* **Task**
Return precisely the span of lines from the top of the material below to the line containing "import * as", both included. Pictures are excluded.

* **Collected data**
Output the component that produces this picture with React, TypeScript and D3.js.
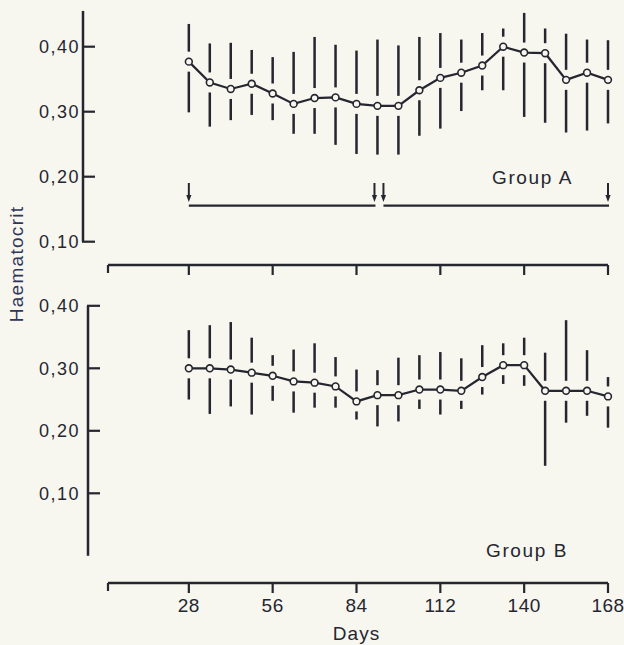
import React from "react";
import * as d3 from "d3";

const days = [28, 35, 42, 49, 56, 63, 70, 77, 84, 91, 98, 105, 112, 119, 126, 133, 140, 147, 154, 161, 168];
const groupAMean = [0.377, 0.345, 0.335, 0.343, 0.328, 0.312, 0.321, 0.322, 0.312, 0.309, 0.309, 0.333, 0.352, 0.36, 0.371, 0.4, 0.391, 0.39, 0.349, 0.36, 0.349];
const groupAHi = [0.435, 0.405, 0.406, 0.395, 0.384, 0.392, 0.415, 0.403, 0.394, 0.411, 0.402, 0.415, 0.421, 0.411, 0.421, 0.428, 0.452, 0.428, 0.42, 0.411, 0.41];
const groupALo = [0.299, 0.277, 0.287, 0.295, 0.287, 0.266, 0.266, 0.249, 0.235, 0.234, 0.234, 0.263, 0.274, 0.301, 0.333, 0.333, 0.292, 0.283, 0.268, 0.271, 0.282];
const groupBMean = [0.3, 0.3, 0.298, 0.293, 0.288, 0.279, 0.277, 0.271, 0.247, 0.257, 0.257, 0.266, 0.266, 0.264, 0.286, 0.305, 0.305, 0.264, 0.264, 0.264, 0.255];
const groupBHi = [0.361, 0.369, 0.374, 0.349, 0.321, 0.33, 0.34, 0.318, 0.298, 0.297, 0.317, 0.321, 0.326, 0.316, 0.337, 0.34, 0.349, 0.325, 0.377, 0.329, 0.286];
const groupBLo = [0.25, 0.227, 0.239, 0.226, 0.248, 0.229, 0.237, 0.237, 0.218, 0.207, 0.215, 0.235, 0.226, 0.235, 0.258, 0.275, 0.272, 0.144, 0.213, 0.224, 0.205];
const xTicks = [28, 56, 84, 112, 140, 168];
const yTicks = [0.1, 0.2, 0.3, 0.4];
const yTickLabels = ["0,10", "0,20", "0,30", "0,40"];
const arrowDays = [28, 90, 93, 168];
const periodSegments = [[28, 90], [93, 168]];

const W = 624, H = 645;
const INK = "#25262f";
const PAPER = "#f7f6ef";
const FONT = "'Liberation Sans', Arial, sans-serif";

const x = d3.scaleLinear().domain([0, 168]).range([105, 608]);
const yA = d3.scaleLinear().domain([0.1, 0.4]).range([241.7, 46.7]);
const yB = d3.scaleLinear().domain([0, 0.4]).range([555.8, 305.8]);

const GAP = 10;

function Panel({ mean, hi, lo, y }: { mean: number[]; hi: number[]; lo: number[]; y: d3.ScaleLinear<number, number> }) {
  const line = d3.line<number>().x((_, i) => x(days[i])).y((d) => y(d));
  return (
    <g>
      {days.map((d, i) => {
        const cx = x(d), cy = y(mean[i]);
        const top = y(hi[i]), bot = y(lo[i]);
        return (
          <g key={i}>
            {top < cy - GAP && <line x1={cx} x2={cx} y1={top} y2={cy - GAP} stroke={INK} strokeWidth={2.5} />}
            {bot > cy + GAP && <line x1={cx} x2={cx} y1={cy + GAP} y2={bot} stroke={INK} strokeWidth={2.5} />}
          </g>
        );
      })}
      <path d={line(mean) || ""} fill="none" stroke={INK} strokeWidth={2.2} />
      {days.map((d, i) => (
        <circle key={i} cx={x(d)} cy={y(mean[i])} r={3.4} fill={PAPER} stroke={INK} strokeWidth={1.6} />
      ))}
    </g>
  );
}

function YAxis({ y, axisX, top, bottom }: { y: d3.ScaleLinear<number, number>; axisX: number; top: number; bottom: number }) {
  return (
    <g>
      <line x1={axisX} x2={axisX} y1={y(top)} y2={y(bottom)} stroke={INK} strokeWidth={2.5} />
      {yTicks.map((t, i) => (
        <g key={i}>
          <line x1={axisX - 1} x2={axisX + 12} y1={y(t)} y2={y(t)} stroke={INK} strokeWidth={2.2} />
          <text x={80} y={y(t)} dy="0.36em" textAnchor="end" fontSize={18} letterSpacing={1.5} fill={INK} fontFamily={FONT}>
            {yTickLabels[i]}
          </text>
        </g>
      ))}
    </g>
  );
}

function XAxis({ yPos, labels }: { yPos: number; labels: boolean }) {
  const start = x(1);
  const end = x(168);
  return (
    <g>
      <line x1={start} x2={end} y1={yPos} y2={yPos} stroke={INK} strokeWidth={2.5} />
      <line x1={start} x2={start} y1={yPos} y2={yPos + 8} stroke={INK} strokeWidth={2.2} />
      {xTicks.map((t) => (
        <g key={t}>
          <line x1={x(t)} x2={x(t)} y1={yPos} y2={yPos + 10} stroke={INK} strokeWidth={2.2} />
          {labels && (
            <text x={x(t)} y={yPos + 29} textAnchor="middle" fontSize={19} letterSpacing={0.5} fill={INK} fontFamily={FONT}>
              {t}
            </text>
          )}
        </g>
      ))}
    </g>
  );
}

export default function App() {
  const arrowTop = 183;
  const arrowTip = 202;
  const periodY = 205.7;
  return (
    <svg width={W} height={H} style={{ position: "absolute", left: 0, top: 0 }}>
      <rect x={0} y={0} width={W} height={H} fill={PAPER} />
      {/* top panel */}
      <YAxis y={yA} axisX={83} top={0.455} bottom={0.1} />
      <Panel mean={groupAMean} hi={groupAHi} lo={groupALo} y={yA} />
      <XAxis yPos={265} labels={false} />
      {arrowDays.map((d, i) => (
        <g key={i}>
          <line x1={x(d)} x2={x(d)} y1={arrowTop} y2={arrowTip - 5} stroke={INK} strokeWidth={2} />
          <path d={`M${x(d) - 2.6},${arrowTip - 7} L${x(d) + 2.6},${arrowTip - 7} L${x(d)},${arrowTip} Z`} fill={INK} />
        </g>
      ))}
      {periodSegments.map((s, i) => (
        <line key={i} x1={x(s[0])} x2={x(s[1]) + 1} y1={periodY} y2={periodY} stroke={INK} strokeWidth={2.2} />
      ))}
      <text x={492} y={183.5} fontSize={19} letterSpacing={1.6} fill={INK} fontFamily={FONT}>Group A</text>

      {/* bottom panel */}
      <YAxis y={yB} axisX={88} top={0.4} bottom={0} />
      <Panel mean={groupBMean} hi={groupBHi} lo={groupBLo} y={yB} />
      <XAxis yPos={583} labels={true} />
      <text x={486} y={556.5} fontSize={19} letterSpacing={1.6} fill={INK} fontFamily={FONT}>Group B</text>
      <text x={x(84)} y={640} textAnchor="middle" fontSize={19} letterSpacing={1} fill={INK} fontFamily={FONT}>Days</text>
      <text transform={`translate(23,264) rotate(-90)`} textAnchor="middle" fontSize={19} letterSpacing={1.3} fill="#30355a" fontFamily={FONT}>
        Haematocrit
      </text>
    </svg>
  );
}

* **Written response**
Output the component that produces this picture with React, TypeScript and D3.js.
import React from "react";
import * as d3 from "d3";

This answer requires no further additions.